**WHAT TO PRODUCE**
Reproduce, word for word, the span of lines starting at the line holding "Clone this chart in matplotlib." and ending at the line holding "idade = list(range(11, 91))". Omit every picture.

**RECORD EXTRACTS**
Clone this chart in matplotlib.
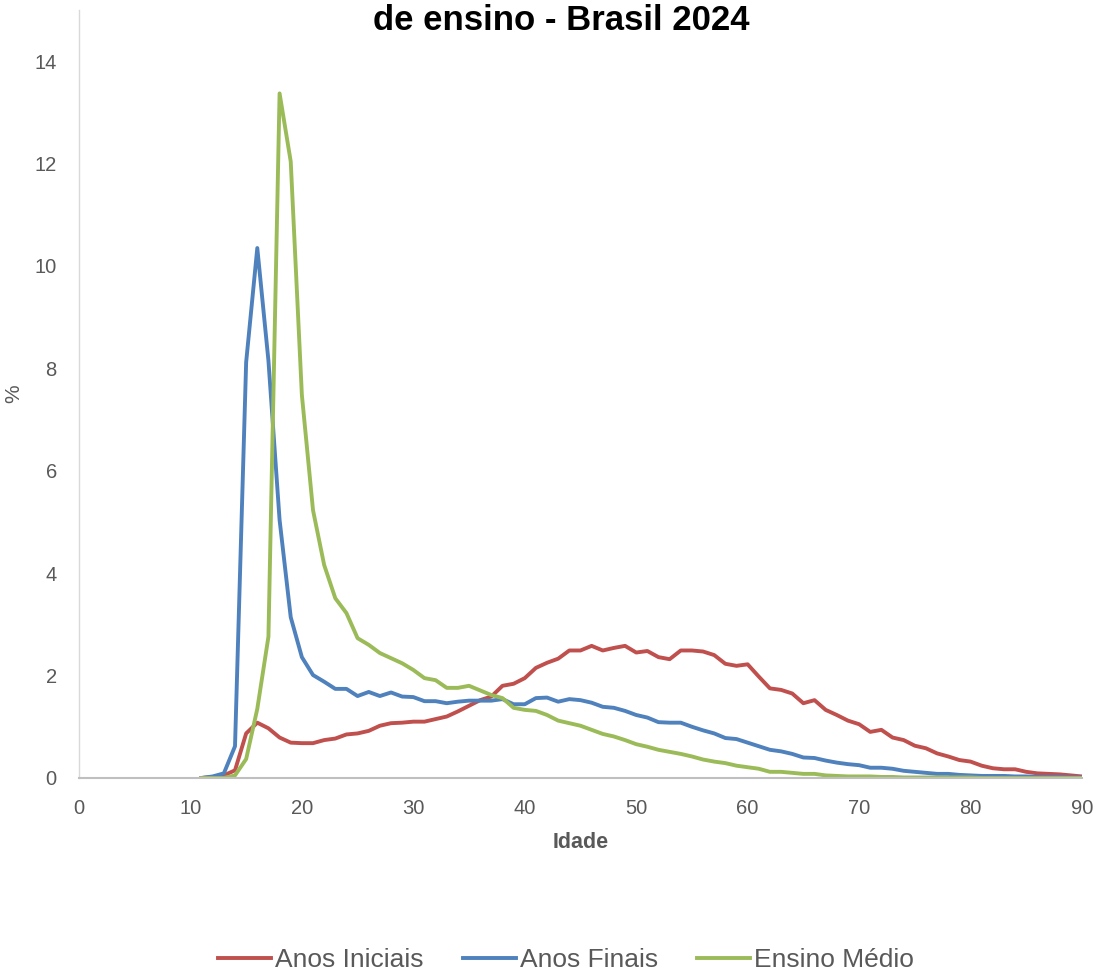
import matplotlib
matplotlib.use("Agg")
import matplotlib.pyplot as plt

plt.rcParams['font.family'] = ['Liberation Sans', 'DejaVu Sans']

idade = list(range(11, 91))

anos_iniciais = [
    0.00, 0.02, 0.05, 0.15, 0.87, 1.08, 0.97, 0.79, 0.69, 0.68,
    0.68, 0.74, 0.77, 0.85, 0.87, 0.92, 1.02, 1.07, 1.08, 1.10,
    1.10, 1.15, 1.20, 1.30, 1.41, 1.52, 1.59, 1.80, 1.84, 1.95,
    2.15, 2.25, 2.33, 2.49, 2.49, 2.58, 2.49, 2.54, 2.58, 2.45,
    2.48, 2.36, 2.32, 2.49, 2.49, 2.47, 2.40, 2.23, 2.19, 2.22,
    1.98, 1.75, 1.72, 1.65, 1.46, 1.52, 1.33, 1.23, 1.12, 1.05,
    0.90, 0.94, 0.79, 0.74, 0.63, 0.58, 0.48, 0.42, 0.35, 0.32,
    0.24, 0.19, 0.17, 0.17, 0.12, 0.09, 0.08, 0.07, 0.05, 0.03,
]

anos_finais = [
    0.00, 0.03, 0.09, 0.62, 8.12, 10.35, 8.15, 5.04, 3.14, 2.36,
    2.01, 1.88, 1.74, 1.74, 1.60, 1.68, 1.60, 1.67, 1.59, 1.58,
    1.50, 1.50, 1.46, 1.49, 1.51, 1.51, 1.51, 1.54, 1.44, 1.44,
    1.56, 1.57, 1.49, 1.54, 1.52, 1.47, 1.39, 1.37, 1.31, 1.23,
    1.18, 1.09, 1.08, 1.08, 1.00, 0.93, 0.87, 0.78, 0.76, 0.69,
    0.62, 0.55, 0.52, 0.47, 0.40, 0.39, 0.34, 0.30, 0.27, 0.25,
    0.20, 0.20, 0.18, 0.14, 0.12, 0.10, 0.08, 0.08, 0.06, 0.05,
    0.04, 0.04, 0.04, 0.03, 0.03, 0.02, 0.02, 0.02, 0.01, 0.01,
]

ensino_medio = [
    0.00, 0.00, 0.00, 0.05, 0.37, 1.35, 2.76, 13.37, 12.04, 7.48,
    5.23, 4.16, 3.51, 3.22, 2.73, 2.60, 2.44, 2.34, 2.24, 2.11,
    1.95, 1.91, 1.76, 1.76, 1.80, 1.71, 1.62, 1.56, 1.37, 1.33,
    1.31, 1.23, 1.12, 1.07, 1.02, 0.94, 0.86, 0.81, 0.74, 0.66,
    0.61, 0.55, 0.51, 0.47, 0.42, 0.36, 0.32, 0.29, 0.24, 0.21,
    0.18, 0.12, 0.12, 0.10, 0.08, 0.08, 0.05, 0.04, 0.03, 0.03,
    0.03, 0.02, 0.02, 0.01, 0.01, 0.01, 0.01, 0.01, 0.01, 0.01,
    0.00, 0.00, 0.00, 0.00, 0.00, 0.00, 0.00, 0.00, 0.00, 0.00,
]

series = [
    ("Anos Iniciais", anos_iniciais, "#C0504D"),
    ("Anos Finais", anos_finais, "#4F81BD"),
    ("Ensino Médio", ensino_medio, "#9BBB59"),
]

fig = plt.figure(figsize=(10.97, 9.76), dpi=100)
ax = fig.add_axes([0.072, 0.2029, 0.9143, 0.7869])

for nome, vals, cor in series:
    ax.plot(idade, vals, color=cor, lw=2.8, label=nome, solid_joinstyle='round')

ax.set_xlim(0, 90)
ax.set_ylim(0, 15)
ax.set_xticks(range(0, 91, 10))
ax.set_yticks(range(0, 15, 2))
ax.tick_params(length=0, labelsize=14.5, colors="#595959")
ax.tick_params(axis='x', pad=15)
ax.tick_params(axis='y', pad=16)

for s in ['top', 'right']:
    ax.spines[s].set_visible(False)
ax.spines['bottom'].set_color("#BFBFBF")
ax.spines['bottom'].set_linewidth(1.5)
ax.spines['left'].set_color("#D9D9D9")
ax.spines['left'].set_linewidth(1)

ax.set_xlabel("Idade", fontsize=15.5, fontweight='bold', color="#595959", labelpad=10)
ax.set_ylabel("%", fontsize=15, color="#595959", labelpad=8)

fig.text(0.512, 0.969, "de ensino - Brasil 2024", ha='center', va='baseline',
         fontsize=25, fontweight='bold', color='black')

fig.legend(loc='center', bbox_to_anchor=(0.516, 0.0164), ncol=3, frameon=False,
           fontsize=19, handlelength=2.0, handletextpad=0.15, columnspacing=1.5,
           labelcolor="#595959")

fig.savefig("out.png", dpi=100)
--
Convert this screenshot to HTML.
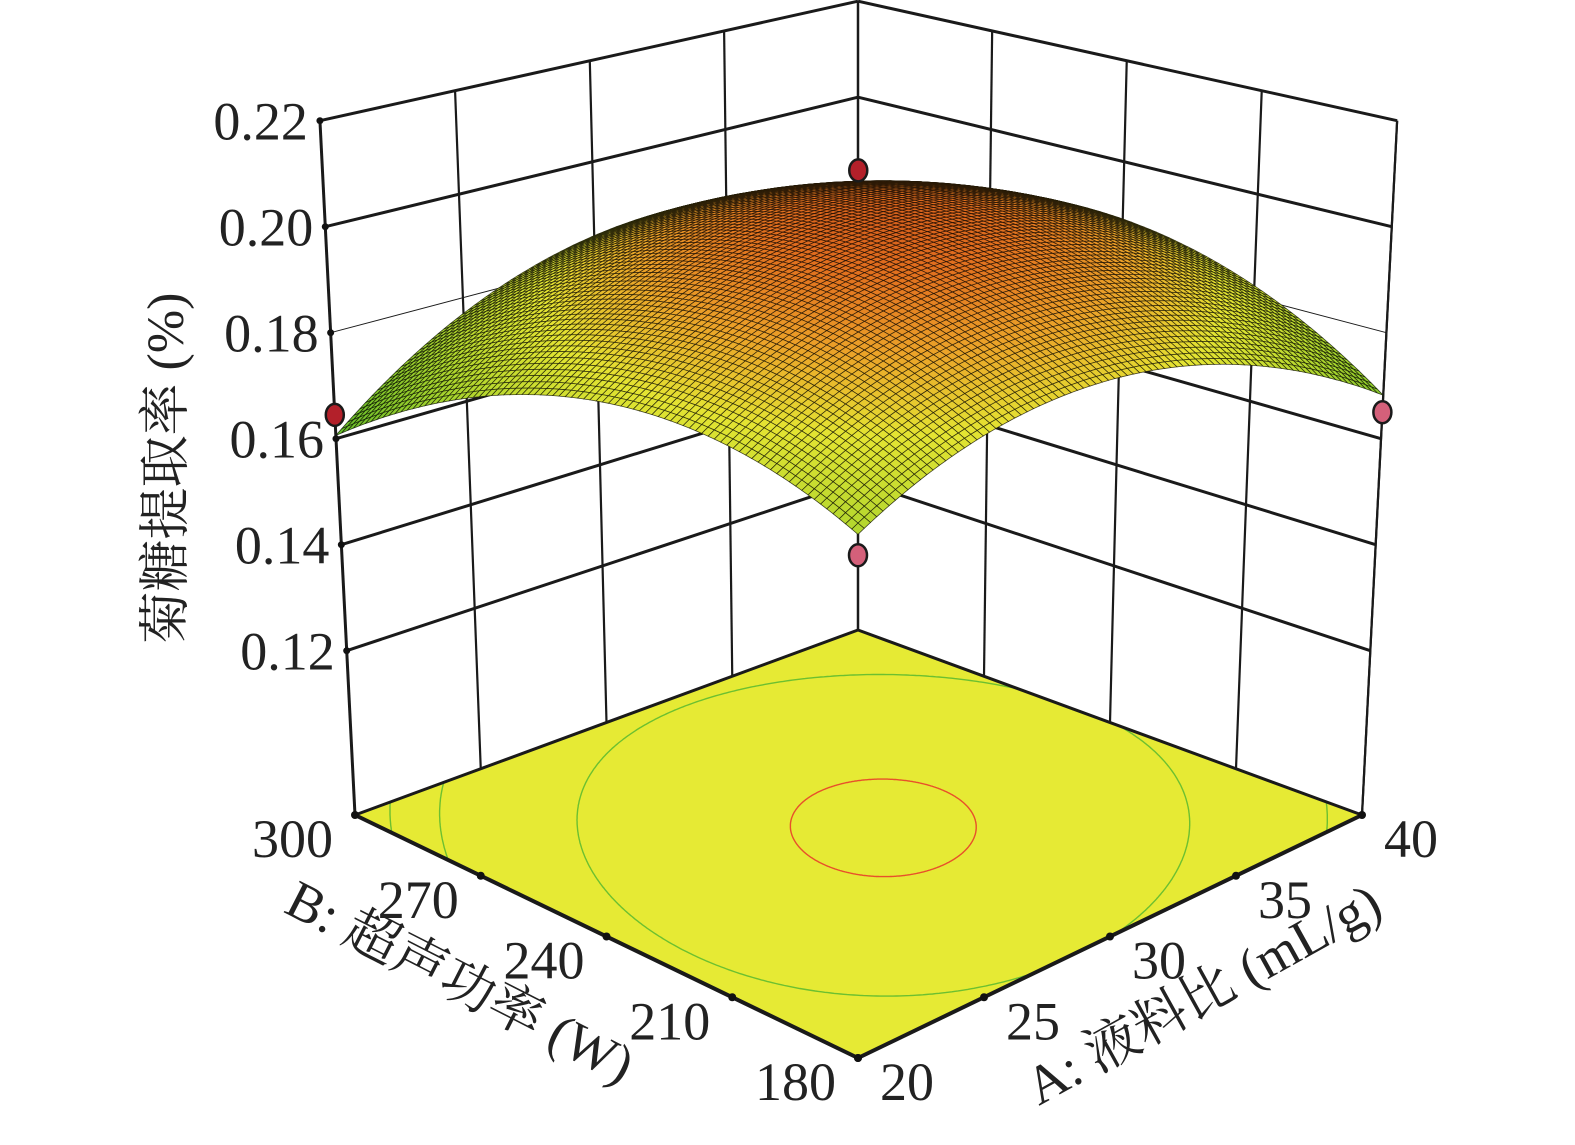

**CORRECT RESPONSE**
Clone this chart in matplotlib.
import matplotlib
matplotlib.use("Agg")
import matplotlib.pyplot as plt

plt.rcParams['font.family'] = ['Liberation Sans', 'DejaVu Sans']

idade = list(range(11, 91))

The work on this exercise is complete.